The increasing popularity of "live" transmissions of performances — ballet and otherwise — from some of the best companies around the world has given even those in the hinterlands the opportunity to see artists and productions of exceptional quality for the price of a cinema ticket.
So I won't quibble with the fact that, in most cases, the screenings are not actually in real time. The screening of the Royal Ballet's "Giselle" Monday night, for example, was clearly delayed — unless they've taken to having midnight shows at London's Covent Garden. Nevertheless, with the imperfections left in — a rake falling over in Act I, a male dancer losing his balance on a kneeling landing, even an unintentionally transmitted remark when interviewer Darcy Bussell left her mic on by mistake — it was virtual enough to provide a remarkable rendition of ballet's most beloved Romantic classic, featuring Natalia Osipova, the former Bolshoi principal who joined the company on a part time basis last year, the Cuban star Carlos Acosta, with the Royal since 1998 and the Royal's heralded corps de ballet.
But why bother mentioning anyone besides Osipova? Everyone else faded into the background. Her breathtaking technique and daring phrasing were almost overpowering and her interpretation of a role danced by history's best ballerinas since its debut in 1841, intriguing if unusual.
Osipova gave a physical frailty to her peasant girl, while still managing an astounding athleticism and buoyancy.

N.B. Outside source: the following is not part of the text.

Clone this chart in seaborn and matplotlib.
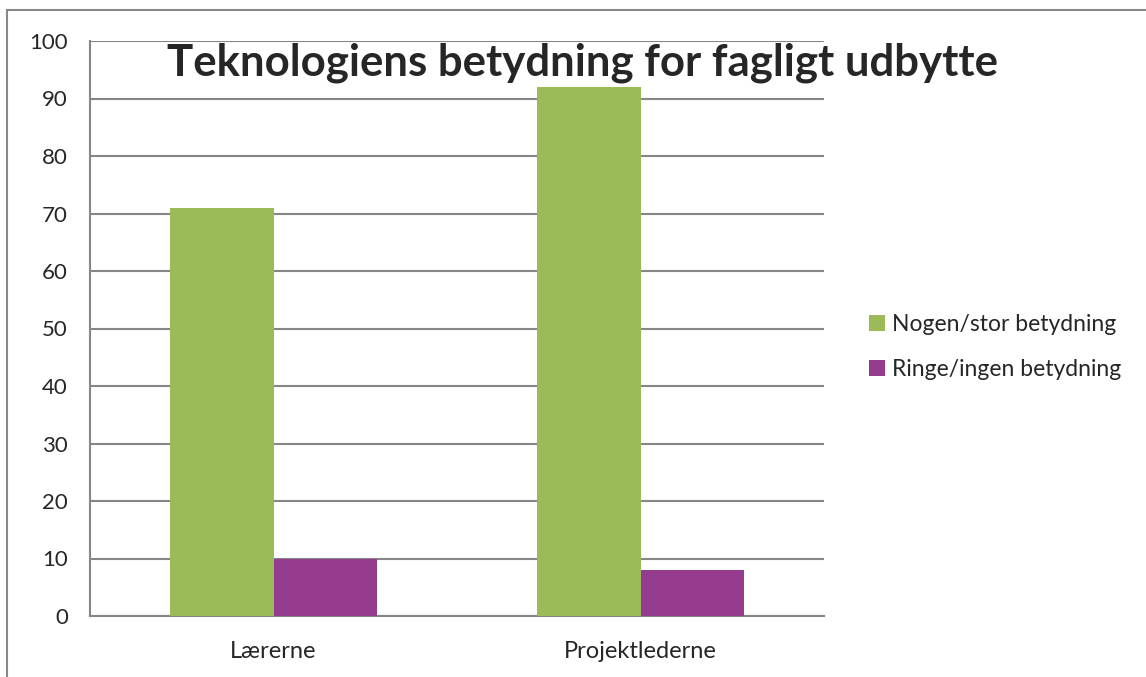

The mad scene at the end of Act I, when she collapses on learning of Albrecht betrayal only moments after flying through the air, is not only convincing, but almost macabre, in a way ballet is usually not.
In her Act II return as one of the Wilis, ghostly spectres of women scorned who dance to death the men who enter their kingdom, she alternates between ethereal other-worldliness and gritty evocations of her mortal self; her range is almost psychopathic.
But was I the only one who found the rest of the production underwhelming and her chemistry with Acosta lacking? The difference in their ages — she is 27; he, who has announced his retirement next season, is 40 — was part of it. Her overwhelming presence was the rest. She overshadowed even Acosta's enduring magnitism and his waning technique was all the more apparent next to her virtuosity.
As for the rest, Hikaru Kobayashi's Myrthe was a disappointment from her opening — and very unsteady — penché, to her lack of emotion (yes, the Queen of the Wilis is severe, but she doesn't have to be frozen-faced).
Thomas Whitehead was convincingly ardent as Giselle's suitor, Hilarion, and Christina Arestis as her mother appropriately protective. But Yuhui Choe and Valentino Zucchetti in the Act I pas de six were the only ones who drew my eyes away from Osipova.
That is, when I wasn't battling with the camera. All too frequently it zoomed in for freneticly changing closeups that made it all but impossible to admire the Royal's polished corps de ballet or the overall action. During Act I, it even made Osipova's facial expressions, meant for the back row seats, seem histrionic and overblown.
The art of how best to capture a ballet on film is still evolving. Still, that technology can bring a production of this caliber to the world — it was transmitted to 1,382 theaters in 30 countries — can only be commended. And who wasn't touched by the email and Twitter responses solicited from viewers, including this one, my favorite:
"At 70 years of age, my first ballet, seen in the cinema at Lucon, France. Stunning! Totally converted! What have I been missing all these years?"
GISELLE, live transmission from the Royal Ballet, part of the Royal Opera House cinema series. Reviewed at the Hollywood 20, Sarasota, on Jan. 27; next ballet transmission, "The Sleeping Beauty," Feb. 20. $15. www.roh.org.uk/cinemas.